Stories circulate, and there’s no point in arguing with them. Parts of them are accurate enough, except for the bizarre worldwide sightings of the suddenly invisible man, whose disappearance—there is no escape from these bitter ironies—propels him from third-rate popster status to a condition of considerable renown. The longer he stays invisible, the greater grows his fame. A cult develops, whose adherents believe that Ormus Cama will awake to lead them out of these troubled times, beyond our vale of tears to redemption. Reissues of his Mayflower records, as well as bootleg recordings of his early Bombay performances, begin to circulate and sell; a legend grows. People, being people, begin to speak cynically of a publicity stunt. Yul Singh is well known as a wily bird, and Standish, though less known, is no less wily.
The coma story, however, is true. Ormus is not dead but sleeping.
The speculation grows so intense that the human dimension of the tragedy is almost completely obliterated. The people involved cease to be thought of as living, feeling beings; they become abstract, pieces in a riddle, a heartless game. They become empty vessels into which public speculation can be poured.
Certain facts do not come to light. Yul Singh and his inner circle at Colchis work to suppress them, and ironically the cloud of conjectures actually helps.
In the bloodstream of the Crossley brothers, and that of Ormus Cama too, doctors have found dangerously high levels of the hallucinogen lysergic acid diethylamide 25. These medical reports do not become public knowledge, however. Nor does any police action follow from them.
In the wreckage of the Mini Cooper, a thermos flask has been found. Somehow, this flask is not retained in police possession, or subjected to any kind of examination by the authorities. For some reason it is given into the hands of a “family friend.” The friend never resurfaces. Nor does the flask.

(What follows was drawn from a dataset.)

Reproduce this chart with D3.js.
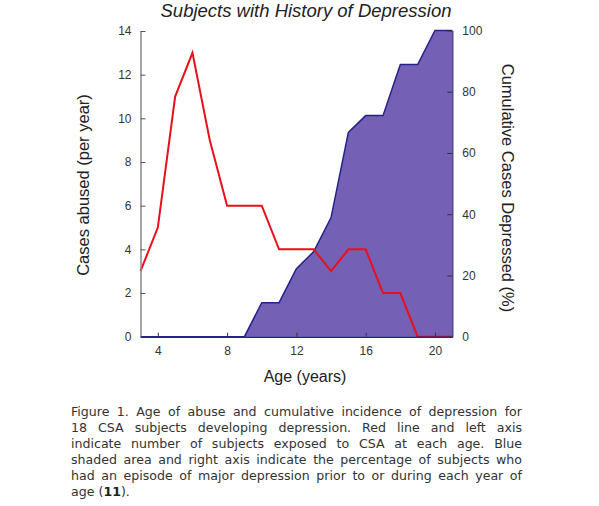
<!DOCTYPE html>
<html>
<head>
<meta charset="utf-8">
<script src="https://cdn.jsdelivr.net/npm/d3@7"></script>
<style>
  html, body { margin: 0; padding: 0; background: #fff; }
  #wrap { position: relative; width: 599px; height: 506px; overflow: hidden; }
  svg { position: absolute; left: 0; top: 0; }
  #caption { position: absolute; left: 71px; top: 404px; width: 451px;
    font-family: "DejaVu Sans", Verdana, sans-serif; font-size: 12.6px; color: #333; line-height: 16px; }
  #caption div { text-align: justify; text-align-last: justify; white-space: nowrap; }
  #caption div.last { text-align-last: left; }
  #caption b { font-weight: 600; color: #222; }
</style>
</head>
<body>
<div id="wrap"></div>
<script>
// ---- data ----
const ages = [3, 4, 5, 6, 7, 8, 9, 10, 11, 12, 13, 14, 15, 16, 17, 18, 19, 20, 21];
const casesAbused = [3, 5, 11, 13, 9, 6, 6, 6, 4, 4, 4, 3, 4, 4, 2, 2, 0, 0, 0];
const cumulativeDepressed = [0, 0, 0, 0, 0, 0, 0, 11.1, 11.1, 22.2, 27.8, 38.9, 66.7, 72.2, 72.2, 88.9, 88.9, 100, 100];
const xTicks = [4, 8, 12, 16, 20];
const leftTicks = [0, 2, 4, 6, 8, 10, 12, 14];
const rightTicks = [0, 20, 40, 60, 80, 100];
const title = "Subjects with History of Depression";
const xTitle = "Age (years)";
const leftTitle = "Cases abused (per year)";
const rightTitle = "Cumulative Cases Depressed (%)";
const captionLines = [
  "Figure 1. Age of abuse and cumulative incidence of depression for",
  "18 CSA subjects developing depression. Red line and left axis",
  "indicate number of subjects exposed to CSA at each age. Blue",
  "shaded area and right axis indicate the percentage of subjects who",
  "had an episode of major depression prior to or during each year of",
  "age (<b>11</b>)."
];

const W = 599, H = 506;
const font = "'Liberation Sans', Arial, Helvetica, sans-serif";
const svg = d3.select("#wrap").append("svg").attr("width", W).attr("height", 400);

const x = d3.scaleLinear().domain([3, 21]).range([140.5, 452.3]);
const yL = d3.scaleLinear().domain([0, 14]).range([336.7, 31]);
const yR = d3.scaleLinear().domain([0, 100]).range([336.7, 30.5]);

const data = ages.map((a, i) => ({ a, c: casesAbused[i], p: cumulativeDepressed[i] }));

// area
svg.append("path").datum(data)
  .attr("d", d3.area().x(d => x(d.a)).y0(yR(0)).y1(d => yR(d.p)))
  .attr("fill", "#7461b5").attr("stroke", "none");
svg.append("path").datum(data)
  .attr("d", d3.line().x(d => x(d.a)).y(d => yR(d.p)))
  .attr("fill", "none").attr("stroke", "#23238a").attr("stroke-width", 1.5);

// red line
svg.append("path").datum(data)
  .attr("d", d3.line().x(d => x(d.a)).y(d => yL(d.c)))
  .attr("fill", "none").attr("stroke", "#e8101a").attr("stroke-width", 2)
  .attr("stroke-linejoin", "miter");

// axes
const gL = svg.append("g").attr("transform", `translate(${x(3)},0)`)
  .call(d3.axisLeft(yL).tickValues(leftTicks).tickSizeInner(-5).tickSizeOuter(0).tickPadding(9).tickFormat(d3.format("d")));
const gR = svg.append("g").attr("transform", `translate(${x(21)},0)`)
  .call(d3.axisRight(yR).tickValues(rightTicks).tickSizeInner(-5).tickSizeOuter(0).tickPadding(10).tickFormat(d3.format("d")));
const gB = svg.append("g").attr("transform", `translate(0,${yL(0)})`)
  .call(d3.axisBottom(x).tickValues(xTicks).tickSizeInner(-4).tickSizeOuter(0).tickPadding(10).tickFormat(d3.format("d")));

[gL, gR, gB].forEach(g => {
  g.selectAll("text").attr("font-family", font).attr("font-size", 12).attr("fill", "#333");
});
gL.select(".domain").attr("stroke", "#888").attr("stroke-width", 1.5);
gL.selectAll(".tick line").attr("stroke", "#555");
gR.select(".domain").attr("stroke", "#2a2a6a").attr("stroke-width", 1.2);
gR.selectAll(".tick line").attr("stroke", "#333");
gB.select(".domain").attr("stroke", "#23238a").attr("stroke-width", 1.5);
gB.selectAll(".tick line").attr("stroke", "#333");
gB.selectAll("text").attr("dy", "0.71em");

// titles
svg.append("text").attr("x", 306).attr("y", 17).attr("text-anchor", "middle")
  .attr("font-family", font).attr("font-style", "italic").attr("font-size", 18.5).attr("fill", "#222")
  .text(title);
svg.append("text").attr("x", 305).attr("y", 382).attr("text-anchor", "middle")
  .attr("font-family", font).attr("font-size", 16).attr("fill", "#222").text(xTitle);
svg.append("text").attr("transform", "translate(89,185) rotate(-90)").attr("text-anchor", "middle")
  .attr("font-family", font).attr("font-size", 16.5).attr("fill", "#222").text(leftTitle);
svg.append("text").attr("transform", "translate(502,188) rotate(90)").attr("text-anchor", "middle")
  .attr("font-family", font).attr("font-size", 16.5).attr("fill", "#222").text(rightTitle);

// caption
const cap = d3.select("#wrap").append("div").attr("id", "caption");
captionLines.forEach((l, i) => {
  cap.append("div").attr("class", i === captionLines.length - 1 ? "last" : null).html(l);
});
</script>
</body>
</html>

There is therefore no proof that there was any sugar in the tea.
• • •
A man’s worth reveals itself in the hour of his greatest adversity. What is our value when the chips are down? Do we merely flatter to deceive, or are we the real thing, the stuff of alchemists’ dreams? These, too, are questions to which most of us, mercifully, are never required to supply answers.
The rising of Mull Standish to the occasion of tragedy, though unsurprising to those who know him, is nonetheless an example to all. Emerging dry-eyed from his cottage-hospital grief, he dedicates himself to the welfare of the living. In the weeks that follow, the fevered energy with which he locates and hires the finest available treatment for Waldo is a marvel to behold. Waldo will recover from his physical injuries. For several years after that he will benefit from the attention of a team of specialists thanks to whose efforts he will be able to resume a limited, but surprisingly contented, existence in the world.